Szef Pentagonu Mark Esper oświadczył w poniedziałek, że amerykańskie wojsko nie naruszy praw konfliktu zbrojnego i nie uderzy w miejsca ważne dla irańskiej kultury. Esper skomentował w ten sposób słowa prezydenta USA, który w sobotę napisał na Twitterze, że jeśli Iran zaatakuje Amerykanów lub amerykańskie aktywa, to "mamy namierzone 52 irańskie miejsca (odpowiadające liczbie 52 amerykańskich zakładników wziętych w niewolę przez Iran wiele lat temu)".

Iran rozważa 13 "scenariuszy zemsty" w odwecie za ubiegłotygodniowy atak amerykański w Bagdadzie, w którym zginął irański generał Kasem Sulejmani - ogłosił we wtorek sekretarz Najwyższej Rady Bezpieczeństwa Narodowego Ali Szamchani, cytowany przez agencję Fars. Dowódca Gwardii Rewolucyjnej, elitarnej formacji sił zbrojnych Iranu, generał Hosejn Salami zagroził we wtorek, że "podpali" miejsca ważne dla USA.

"Ostatnie wydarzenia, choć z pewnością warte odnotowania, nie uderzyły zasadniczo w infrastrukturę energetyczną ani nie zmieniły dynamiki podaży i popytu na rynku" - powiedział szef koncernu Chevron Michael Wirth.

Inwestorzy poznali we wtorek szereg najnowszych danych z amerykańskiej gospodarki.

Wskaźnik aktywności w usługach w USA w grudniu 2019 r. wyniósł 55 pkt., wobec 53,9 pkt. w poprzednim miesiącu - podał Instytut Zarządzania Podażą (ISM). Analitycy spodziewali się indeksu na poziomie 54,5 pkt.

Zamówienia w przemyśle amerykańskim w listopadzie 2019 r. spadły o 0,7 proc. mdm. Oczekiwano -0,8 proc. mdm.

Deficyt handlowy Stanów Zjednoczonych w grudniu spadł do 43,1 mld USD z 46,9 mld USD miesiąc wcześniej, po rewizji z 47,2 mld USD. Spodziewano się 43,7 mld USD.

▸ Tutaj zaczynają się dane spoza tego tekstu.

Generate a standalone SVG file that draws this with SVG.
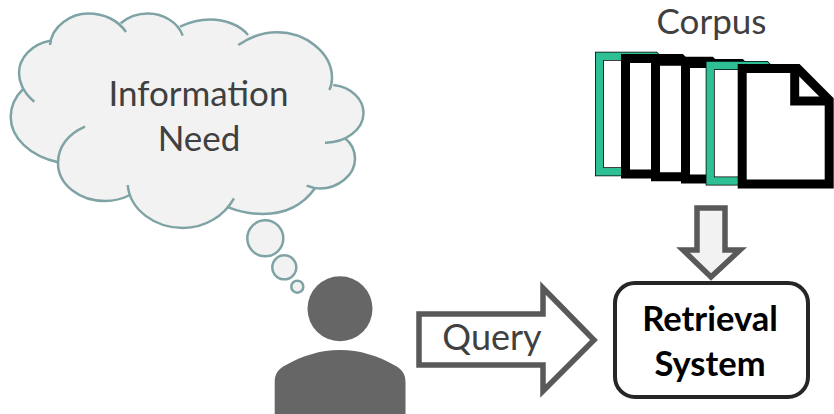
<svg xmlns="http://www.w3.org/2000/svg" width="834" height="414" viewBox="0 0 834 414">
<style>
text{font-family:"Lato","Carlito","Open Sans",sans-serif;text-anchor:middle}
.t{font-size:35px;fill:#404040}
.b{font-size:34.5px;font-weight:700;fill:#000}
.c{fill:none;stroke:#7fa3a5;stroke-width:2.5;stroke-linecap:butt}
.p{fill:#f2f2f2;stroke:#7fa3a5;stroke-width:2.5}
.doc{fill:#fff;stroke:#000;stroke-width:9;stroke-linejoin:miter}
.green{fill:none;stroke:#2fbf94;stroke-width:7.5}
.arrow{stroke:#595959;stroke-width:5.5;stroke-linejoin:miter}
</style>
<defs>
<path id="sheet" d="M4.5,4.5H60L91.5,36V120H4.5Z"/>
</defs>
<rect width="834" height="414" fill="#fff"/>
<g id="cloud">
<path d="M22.7,89.3C15,97 10.7,106 10.7,117C10.7,138 30,156 58,162.3C58,185 80,201 105,201C113,201 122,199 130,195C140,215 160,228 183,228C205,228 220,218 228.3,207.3C238,211 250,214 263,214C285,214 303,205 315,188.3C338,188.5 355,175 355,159C355,150 351,143 345,138.3C355,134 363.5,125 363.5,113C363.5,100 352,87 331,85C332,83 332,80 332,78C332,52 305,32.3 277,32.3C266,32.3 256,33 248,35C240,25 225,19.5 210,19.5C200,19.5 190,22 180,26.7C170,18 160,13.5 148,13.5C138,13.5 128,17 120.7,23.3C112,17 100,13.5 88,13.5C72,13.5 52,25 50,40.7C32,44 19,58 19,73C19,80 20,85 22.7,89.3Z" fill="#f2f2f2"/>
<path class="c" d="M34.3,101.7C22,92 19,80 19,73C19,58 32,44 50,40.7"/>
<path class="c" d="M50,45C52,25 72,13.5 88,13.5C104,13.5 118,20 126,32"/>
<path class="c" d="M120.7,23.3C128,17 138,13.5 148,13.5C163,13.5 178,22 182.7,35.7"/>
<path class="c" d="M180,26.7C190,22 200,19.5 210,19.5C225,19.5 240,25 248,35"/>
<path class="c" d="M238.3,45C250,37 264,32.3 277,32.3C305,32.3 332,52 332,78C332,83 331,87 329.3,90"/>
<path class="c" d="M333.3,85C352,87 363.5,100 363.5,113C363.5,130 345,143 325,142.7"/>
<path class="c" d="M345,138.3C351,143 355,150 355,159C355,175 338,188.5 320,188.5C316,188.5 311,187.5 306.7,185.7"/>
<path class="c" d="M315,188.3C303,205 285,214 263,214C250,214 238,211 228.3,207.3"/>
<path class="c" d="M234,198.3C224,216 205,228 183,228C155,228 130,210 127.7,185"/>
<path class="c" d="M130,195C122,199 113,201 105,201C80,201 58,185 58,163C58,147 68,134 85,126.7"/>
<path class="c" d="M58,162.3C30,156 10.7,138 10.7,117C10.7,106 15,97 22.7,89.3"/>
<circle class="p" cx="265.3" cy="238.3" r="18"/>
<circle class="p" cx="284.3" cy="267.3" r="12"/>
<circle class="p" cx="297.3" cy="286.7" r="6"/>
<text class="t" x="198.5" y="106">Information</text>
<text class="t" x="199" y="151">Need</text>
</g>
<g id="user" fill="#666">
<ellipse cx="340" cy="308.7" rx="32.5" ry="32.5"/>
<path d="M274.7,414V382C274.7,374 278,369 286,365C302,356 320,350 340,350C360,350 378,356 394,365C402,369 405.5,374 405.5,382V414Z"/>
</g>
<g id="corpus">
<text class="t" x="711.5" y="34">Corpus</text>
<g transform="translate(595,51.7)"><use href="#sheet" class="doc"/><use href="#sheet" class="green"/></g>
<use href="#sheet" class="doc" transform="translate(621,54)"/>
<use href="#sheet" class="doc" transform="translate(651,56.7)"/>
<use href="#sheet" class="doc" transform="translate(681,59)"/>
<g transform="translate(705.7,61)"><use href="#sheet" class="doc"/><use href="#sheet" class="green"/></g>
<g transform="translate(737.7,64)"><use href="#sheet" class="doc"/><path class="doc" style="fill:none" d="M57,4V37H92"/></g>
</g>
<g id="retrieval-system">
<rect x="615" y="283" width="193" height="114" rx="20" fill="#fff" stroke="#262626" stroke-width="4"/>
<text class="b" x="710" y="331">Retrieval</text>
<text class="b" x="710" y="376">System</text>
</g>
<g id="connectors">
<path id="query-arrow" class="arrow" fill="#fff" d="M419,314H543V288L594,340L543,391V365H419Z"/>
<path id="corpus-arrow" class="arrow" fill="#f2f2f2" d="M697,208H725V250H740L711,277L683,250H697Z"/>
<text style="font-size:36px;fill:#404040" x="492" y="350">Query</text>
</g>
</svg>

Zamówienia na dobra trwałe w USA w listopadzie 2019 r. spadły o 2,1 proc. mdm wobec wzrostu miesiąc wcześniej o 0,2 proc. mdm, po korekcie z +0,5 proc. - poinformował Departament Handlu w końcowym wyliczeniu. Wstępnie szacowano, że wskaźnik spadnie o 2 proc. mdm.

"Stabilizacja w obrębie aktywności globalnego sektora przemysłowego i rozejm w wojnie handlowej z Chinami sugerują, że ciągnięcie w dół amerykańskiej gospodarki przez słaby wzrost PKB za granicą zakończyło się"

- powiedział Andre Hunter, starszy ekonomista ds. USA w Capital Economics.